How Much Can You Afford to Pay in Rent?
Figuring out how much money you can pay in fortnightly or monthly rent is crucial. Knowing precisely how much cash you need to live in a given area or property will help work out the rest of your budget and whether or not you need flatmates or other means of ensuring the rent is paid on time. Usually, it is the surrounding expenses and everyday living costs that determine whether or not one can afford to rent a given place.
The simple and effective way to figure out how much you need and how much you can spend on rent is to grab a piece of paper (or your tablet PC) and list your weekly or monthly earnings on one side, and your weekly or monthly expenses on the other. This simple comparison will give you a relatively good idea of where you are standing in terms of financial freedom.
When calculating your everyday expenses, and putting them against your earnings, make sure to factor in important costs which cannot be offset or postponed. Below are some of the most common expenditures which cannot be waivered.

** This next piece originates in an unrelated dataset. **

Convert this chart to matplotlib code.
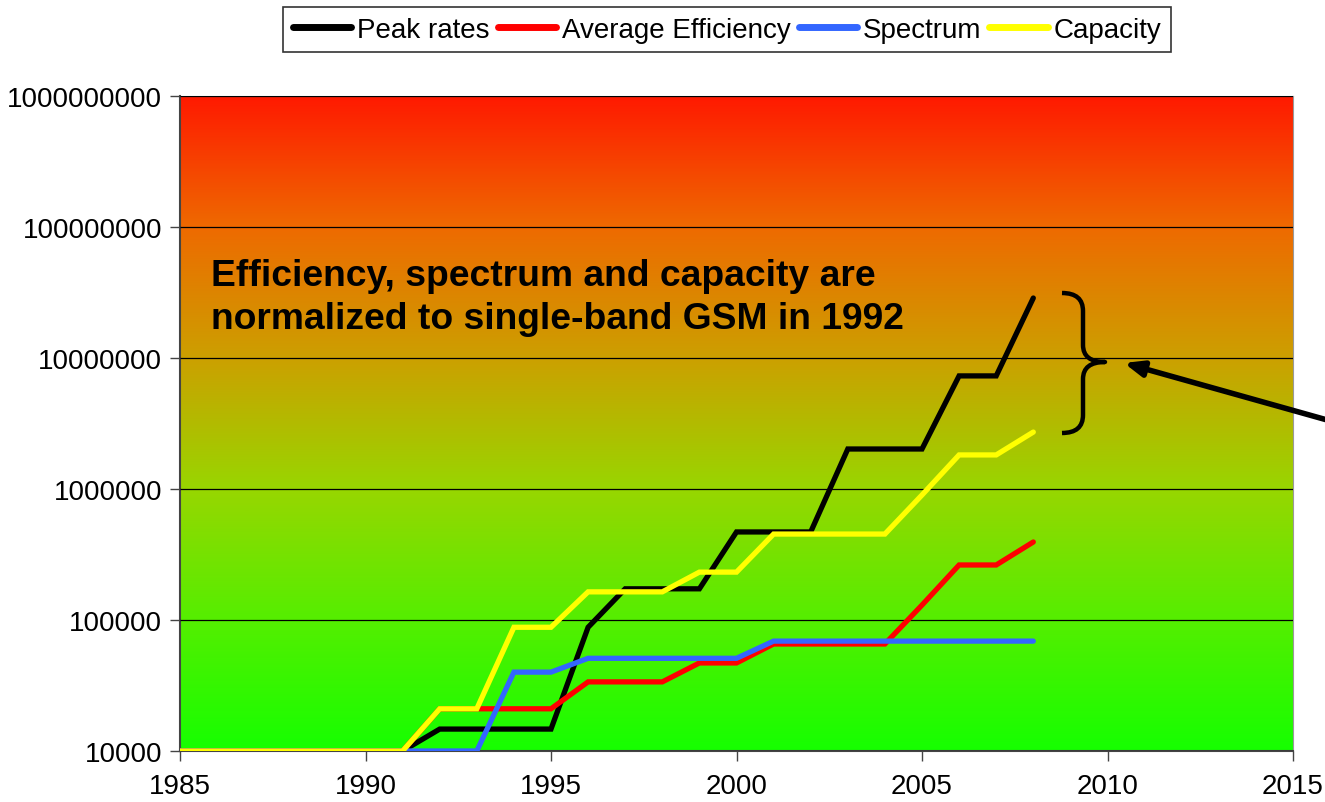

Council Tax – the amount of tax you owe the local council generally depends on the size of the property. It might be so that you are now paying less council tax for your current residence than you will for your new one – do the math and see which works out for you. Higher council tax might be offset by reducing the amount of another living expense, which balances out the equation.
Utility Bills (Water, Gas, Electricity) – these are essential expenses which accompany you all along. If the bills are open in your name, then you can have them relocated, or you can opt for a better deal with another service provider. Check if the new place has a prepayment meter, or the property uses standard billing.
Other/Additional Expenses – these are usually your man and van removal service costs, your telecom service bills, possibly TV license charges etc.
Insurance – securing a suitable insurance policy for your belongings is important, especially when relocating your livelihood over long distances, through various means of transport. Removal insurance is important but so is actual insurance of items for events such as natural disasters or theft and burglary are just as essential.
Travel Expenses – these must also be factored in, though they vary from person to person. Travel expenses are the money you pay to get around, whether it be going to and from work, or going to town to do some shopping, bill paying etc. The longer the distance, the more money it will cost to get there and back again. If you got the option of using public transport, calculate whether or not it is more efficient and practical to use that or go by car. Sometimes, tramming or training your way with a boot full of groceries on your hands is not the most practical way to do the job, although it might be cheaper on paper.